KAMPALA, AUGUST 2025 — Uganda’s economy is riding a wave of stronger exports and improving investor confidence, but behind the upbeat data lies a more complicated story of rising imports, new regional trade barriers, and inflationary pressures that could shape the country’s policy path in the months ahead.
Uganda’s exports hit $1.15 billion in June 2025, up an eye-catching 64 percent from the same period last year. Driving this surge were higher receipts from coffee, minerals, fish, tea, and flowers. Coffee, the country’s flagship export, stood out: earnings jumped nearly 78 percent year-on-year, powered by both higher volumes and stronger prices, according to the July 2025 Ministry of Finance economic performance report.
But the monthly trend tells a different story. Compared with May, exports slipped 3.6 percent, largely due to weaker performance in minerals, tobacco, maize, and sugar. A further challenge came from within the East African Community (EAC), where new tariffs and non-tariff barriers, including quotas on products like fish, dairy, onions, and meat, bit into Uganda’s regional trade.
Notably, coffee remained resilient. Despite a drop in average prices, higher volumes (over one million 60kg bags in June) offset the decline, providing a rare cushion against external shocks.
The Middle East remains Uganda’s largest export market, absorbing more than a third of shipments, almost all of it to the UAE. The EAC comes second at 25 percent, followed by the European Union (19.5 percent) and Asia (13.4 percent).
This diversification helps spread risk, but the heavy reliance on commodities makes Uganda vulnerable to price swings and regulatory headwinds in key markets.
If exports are the brightest spot, imports are the looming concern. Uganda imported goods worth $1.43 billion in June 2025, up 51 percent year-on-year. Month-on-month, imports climbed nearly 9 percent, with oil, base metals, chemicals, and food products leading the way.
In a notable shift, the EAC overtook Asia as Uganda’s largest source of imports, supplying more than a third of all inbound goods. Asia, long the dominant trade partner, accounted for 30.7 percent, while the rest of Africa and the Middle East made up smaller shares.
The widening import bill risks straining Uganda’s trade balance, raising questions over currency stability and external financing needs.
Despite trade friction, private sector activity remains buoyant. Uganda’s Purchasing Managers’ Index (PMI) stayed above the 50-point growth threshold at 53.6 in July 2025, though slightly down from June due to higher input costs. The Composite Index of Economic Activity rose by 1.1 percent in June, suggesting momentum is intact.
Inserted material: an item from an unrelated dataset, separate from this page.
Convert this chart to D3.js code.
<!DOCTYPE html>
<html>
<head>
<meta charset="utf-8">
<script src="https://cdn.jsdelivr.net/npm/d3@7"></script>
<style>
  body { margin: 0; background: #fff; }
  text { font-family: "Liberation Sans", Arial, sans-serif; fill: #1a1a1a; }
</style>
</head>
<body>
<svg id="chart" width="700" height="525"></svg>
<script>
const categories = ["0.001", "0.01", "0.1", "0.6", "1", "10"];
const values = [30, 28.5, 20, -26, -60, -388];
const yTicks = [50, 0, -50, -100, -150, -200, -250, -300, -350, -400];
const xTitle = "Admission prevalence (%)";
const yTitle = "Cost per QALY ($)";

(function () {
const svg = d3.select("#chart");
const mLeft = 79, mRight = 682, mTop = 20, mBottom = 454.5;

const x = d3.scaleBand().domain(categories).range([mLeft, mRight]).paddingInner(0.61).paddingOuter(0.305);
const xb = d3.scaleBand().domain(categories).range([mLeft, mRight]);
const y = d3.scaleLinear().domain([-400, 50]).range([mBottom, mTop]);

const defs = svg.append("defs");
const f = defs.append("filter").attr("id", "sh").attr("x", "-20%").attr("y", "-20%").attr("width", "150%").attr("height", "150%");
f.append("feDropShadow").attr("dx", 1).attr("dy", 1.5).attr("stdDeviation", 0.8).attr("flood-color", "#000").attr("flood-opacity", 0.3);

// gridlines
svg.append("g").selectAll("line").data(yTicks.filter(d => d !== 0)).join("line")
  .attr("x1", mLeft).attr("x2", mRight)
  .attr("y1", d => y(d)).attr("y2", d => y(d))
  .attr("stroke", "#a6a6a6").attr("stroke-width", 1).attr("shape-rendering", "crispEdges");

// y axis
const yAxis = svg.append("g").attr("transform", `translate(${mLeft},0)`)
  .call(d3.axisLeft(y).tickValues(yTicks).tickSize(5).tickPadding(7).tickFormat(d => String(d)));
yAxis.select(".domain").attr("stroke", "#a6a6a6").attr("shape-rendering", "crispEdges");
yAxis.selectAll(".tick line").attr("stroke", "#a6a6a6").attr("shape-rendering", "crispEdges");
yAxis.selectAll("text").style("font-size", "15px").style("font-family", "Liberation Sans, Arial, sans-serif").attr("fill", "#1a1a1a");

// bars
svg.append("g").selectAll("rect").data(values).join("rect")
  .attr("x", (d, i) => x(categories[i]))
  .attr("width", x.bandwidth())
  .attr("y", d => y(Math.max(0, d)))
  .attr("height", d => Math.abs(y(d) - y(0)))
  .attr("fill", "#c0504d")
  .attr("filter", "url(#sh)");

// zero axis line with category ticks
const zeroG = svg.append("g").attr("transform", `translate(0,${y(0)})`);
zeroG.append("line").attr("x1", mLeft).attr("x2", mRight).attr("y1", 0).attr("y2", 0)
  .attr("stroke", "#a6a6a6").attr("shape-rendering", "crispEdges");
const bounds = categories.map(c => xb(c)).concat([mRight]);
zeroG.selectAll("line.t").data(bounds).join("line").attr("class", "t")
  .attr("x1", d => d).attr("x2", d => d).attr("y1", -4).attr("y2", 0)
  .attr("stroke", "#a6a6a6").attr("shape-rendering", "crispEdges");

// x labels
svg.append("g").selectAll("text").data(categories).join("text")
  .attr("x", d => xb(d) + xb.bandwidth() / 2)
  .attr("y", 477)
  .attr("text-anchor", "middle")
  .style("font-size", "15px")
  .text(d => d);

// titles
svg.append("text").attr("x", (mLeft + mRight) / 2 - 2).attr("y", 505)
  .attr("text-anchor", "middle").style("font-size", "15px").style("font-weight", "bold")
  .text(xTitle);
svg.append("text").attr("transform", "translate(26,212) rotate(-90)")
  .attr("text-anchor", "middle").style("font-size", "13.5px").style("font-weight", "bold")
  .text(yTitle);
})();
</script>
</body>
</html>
Investor sentiment is also upbeat. The Business Tendency Index (BTI) registered 58.3, with firms more optimistic about future orders and employment. This optimism reflects a broader confidence that Uganda’s economy is navigating turbulence with some resilience.
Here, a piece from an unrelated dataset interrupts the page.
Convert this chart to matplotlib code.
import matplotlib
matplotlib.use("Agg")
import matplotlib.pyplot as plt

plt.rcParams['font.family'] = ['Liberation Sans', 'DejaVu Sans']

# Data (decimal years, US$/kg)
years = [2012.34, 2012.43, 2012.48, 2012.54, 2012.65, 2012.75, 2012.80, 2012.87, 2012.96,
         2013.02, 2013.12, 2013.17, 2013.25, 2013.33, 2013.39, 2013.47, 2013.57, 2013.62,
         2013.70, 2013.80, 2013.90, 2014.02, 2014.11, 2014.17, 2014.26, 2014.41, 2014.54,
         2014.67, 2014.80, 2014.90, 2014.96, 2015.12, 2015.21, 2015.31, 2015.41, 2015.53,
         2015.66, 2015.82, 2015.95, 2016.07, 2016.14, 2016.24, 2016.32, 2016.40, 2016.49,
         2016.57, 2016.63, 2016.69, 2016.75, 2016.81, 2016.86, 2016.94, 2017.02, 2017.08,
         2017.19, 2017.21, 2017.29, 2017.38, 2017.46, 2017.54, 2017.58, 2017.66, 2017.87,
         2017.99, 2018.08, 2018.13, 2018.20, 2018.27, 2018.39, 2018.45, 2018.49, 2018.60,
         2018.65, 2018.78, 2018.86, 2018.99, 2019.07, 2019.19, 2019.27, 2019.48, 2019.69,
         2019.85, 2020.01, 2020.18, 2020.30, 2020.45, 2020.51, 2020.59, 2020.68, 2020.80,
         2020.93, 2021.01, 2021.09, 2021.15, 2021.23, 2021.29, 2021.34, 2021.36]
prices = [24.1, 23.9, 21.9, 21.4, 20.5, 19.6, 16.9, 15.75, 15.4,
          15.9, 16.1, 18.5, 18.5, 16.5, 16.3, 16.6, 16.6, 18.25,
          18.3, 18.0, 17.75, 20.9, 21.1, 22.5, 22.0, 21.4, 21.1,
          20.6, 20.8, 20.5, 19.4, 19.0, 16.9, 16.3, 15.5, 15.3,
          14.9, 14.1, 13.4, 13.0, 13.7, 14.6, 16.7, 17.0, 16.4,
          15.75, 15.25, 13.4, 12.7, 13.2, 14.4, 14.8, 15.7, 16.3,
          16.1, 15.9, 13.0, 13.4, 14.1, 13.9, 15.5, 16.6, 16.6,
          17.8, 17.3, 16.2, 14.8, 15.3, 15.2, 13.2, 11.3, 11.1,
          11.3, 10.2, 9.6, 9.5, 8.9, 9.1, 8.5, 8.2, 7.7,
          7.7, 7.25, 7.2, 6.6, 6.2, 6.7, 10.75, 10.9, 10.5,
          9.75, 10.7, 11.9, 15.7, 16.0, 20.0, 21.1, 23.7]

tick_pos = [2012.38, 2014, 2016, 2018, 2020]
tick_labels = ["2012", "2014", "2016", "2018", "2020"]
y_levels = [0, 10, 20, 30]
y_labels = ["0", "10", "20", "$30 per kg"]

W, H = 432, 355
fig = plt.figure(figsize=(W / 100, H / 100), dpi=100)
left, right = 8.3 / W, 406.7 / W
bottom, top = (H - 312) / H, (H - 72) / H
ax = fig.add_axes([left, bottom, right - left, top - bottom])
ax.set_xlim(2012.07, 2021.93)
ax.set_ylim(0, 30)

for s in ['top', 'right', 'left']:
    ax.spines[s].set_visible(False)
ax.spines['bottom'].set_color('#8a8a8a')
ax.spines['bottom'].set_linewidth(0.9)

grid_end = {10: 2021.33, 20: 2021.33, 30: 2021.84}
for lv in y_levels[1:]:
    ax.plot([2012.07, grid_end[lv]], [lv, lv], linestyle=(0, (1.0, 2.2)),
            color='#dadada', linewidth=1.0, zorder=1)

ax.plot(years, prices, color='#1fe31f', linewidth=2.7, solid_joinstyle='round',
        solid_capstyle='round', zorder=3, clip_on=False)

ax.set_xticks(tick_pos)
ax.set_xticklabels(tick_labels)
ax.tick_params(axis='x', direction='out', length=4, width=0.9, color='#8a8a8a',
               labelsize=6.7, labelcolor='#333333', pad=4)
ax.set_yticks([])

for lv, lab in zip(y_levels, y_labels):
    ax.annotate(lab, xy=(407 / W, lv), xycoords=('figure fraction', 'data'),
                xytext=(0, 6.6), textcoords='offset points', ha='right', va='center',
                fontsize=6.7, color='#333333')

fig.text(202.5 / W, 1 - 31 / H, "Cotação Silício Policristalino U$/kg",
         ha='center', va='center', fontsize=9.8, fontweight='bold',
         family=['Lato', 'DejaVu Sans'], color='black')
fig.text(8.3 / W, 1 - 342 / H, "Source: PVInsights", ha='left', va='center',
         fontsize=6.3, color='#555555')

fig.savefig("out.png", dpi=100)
Inflation provided a modest reprieve. Annual headline inflation eased to 3.8 percent in July from 3.9 percent in June, thanks to falling food and core inflation. Energy and fuel inflation flatlined at zero, signaling some stability in the cost of utilities and petroleum products.
Still, the drop masks vulnerabilities. Any new supply shocks, whether from regional trade restrictions, higher global oil prices, or climate-related disruptions to agriculture, could quickly reverse the trend.
The Ministry of Finance report underscores both opportunity and fragility. Uganda’s export resilience, especially in coffee, highlights the gains from agricultural modernization and favorable global demand. Yet, the rise in imports—paired with new trade barriers in the EAC—poses questions about Uganda’s competitiveness and the sustainability of its external accounts.
For policymakers, the balancing act is clear: support exporters through diplomacy and regional integration, while managing the import surge to prevent currency pressure. On the macro side, keeping inflation low while encouraging investment will remain the Bank of Uganda’s central challenge.
For regional watchers, Uganda’s struggle with EAC trade restrictions is telling. At a time when East Africa is promoting deeper integration, barriers at the border risk undermining trust in the bloc and slowing progress toward a true single market.
Outlook
Uganda’s June trade figures are a snapshot of both promise and pressure. A record export haul demonstrates economic potential, but an even faster-growing import bill reveals the cracks beneath. For now, investor sentiment and business activity remain upbeat, but sustaining this momentum will depend on deft policy management and smoother trade relations with neighbors.
Uganda, in short, is exporting more than ever before—but it is also paying more to import. How it manages this delicate balance may define the next phase of its economic story.